When we reached our exit point, we took a toboggan-sled ride down the face of the mountain.  That was incredibly fun - they had a metal slide set up to weave its way back down to the parking lots, and each of us just sat on a plastic cart with wheels and a single hand-brake to control the speed.  When I reached the bottom, I wanted to do it again!

We finished off our stay in Beijing with a dinner at the Hard Rock Cafe (it felt really good to eat some old-fashioned American hamburgers for a change, after all the extravagant Asian cuisine we'd been treated to) and some rather spectacular thunderstorms.  I'm a thunderstorm nut - love watching lightning, and this was some of the most active lightning I'd ever seen down here.  They didn't last that long, but it was still rather fulfilling. :)

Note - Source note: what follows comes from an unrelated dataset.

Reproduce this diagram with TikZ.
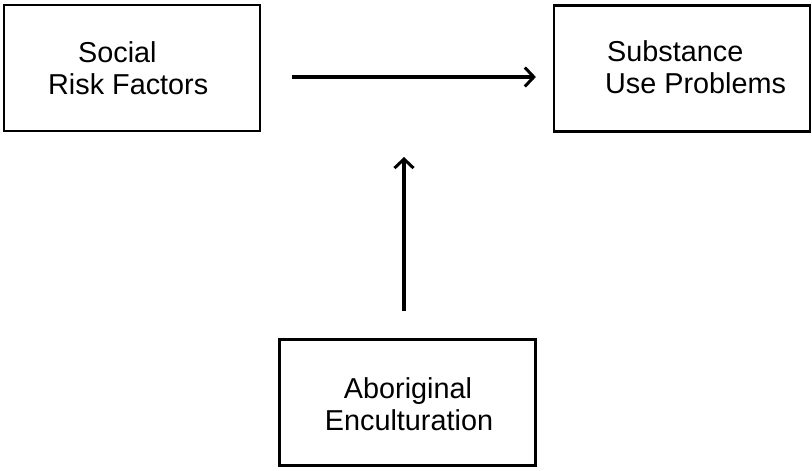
\documentclass[tikz,border=0pt]{standalone}
\usepackage{fontspec}
\setmainfont{Liberation Sans}
\usetikzlibrary{arrows.meta}
\begin{document}
\begin{tikzpicture}[x=1pt,y=-1pt,
  box/.style={draw=black, line width=2.2pt, rectangle, inner sep=0pt,
              minimum width=256pt, minimum height=126pt},
  lbl/.style={anchor=base west, inner sep=0pt,
              font=\fontsize{28.8pt}{32pt}\selectfont},
  link/.style={line width=3.2pt,
               -{Straight Barb[length=9pt,width=19pt,line width=3pt]}}]
  \useasboundingbox (0,0) rectangle (812,471);
  % boxes
  \node[box] (risk) at (132,68) {};
  \node[box] (subst) at (682,68.5) {};
  \node[box] (encult) at (407.5,402.5) {};
  % box texts
  \node[lbl] (riskA) at (78,62) {Social};
  \node[lbl] (riskB) at (48,94) {Risk Factors};
  \node[lbl] (substA) at (607,61) {Substance};
  \node[lbl] (substB) at (605,93) {Use Problems};
  \node[lbl, anchor=base] (encultA) at (408,398) {Aboriginal};
  \node[lbl, anchor=base] (encultB) at (409,430) {Enculturation};
  % main effect
  \draw[link, shorten <=31pt, shorten >=17pt] (risk.east |- 0,77) coordinate (hs) -- (subst.west |- hs);
  % moderating path
  \coordinate (mod) at (404,157);
  \draw[link, shorten <=27pt] (encult.north -| mod) -- (mod);
\end{tikzpicture}
\end{document}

Our flight from Beijing to Hong Kong was really nothing to write home about - it was with Air China, whose business class felt a lot like coach in other airlines.  But the connecting flight from Hong Kong to Kuala Lumpur made up for it - Cathay Pacific Airlines, which so far has had the best service in my opinion.  We arrived in Kuala Lumpur at about 4:30pm, and our very own Loke Uei Tan, a citizen of Malaysia, beat us all through customs.  Kuala Lumpur is so far the prettiest of the three cities we've visited, with tropical vegetation everywhere.  We're staying at an excellent hotel with an awesome view of the city and the surrounding hills, and I'm still trying to wrap my brain around the concept of people driving on the left side of the road.

Later today, we're going to go through a practice run for tomorrow's final MEDC event.  I'll be giving two presentations - Intro to XPe and a topic on automating build processes with CMI Explorer, so wish me luck! :)  See you all again in a few days!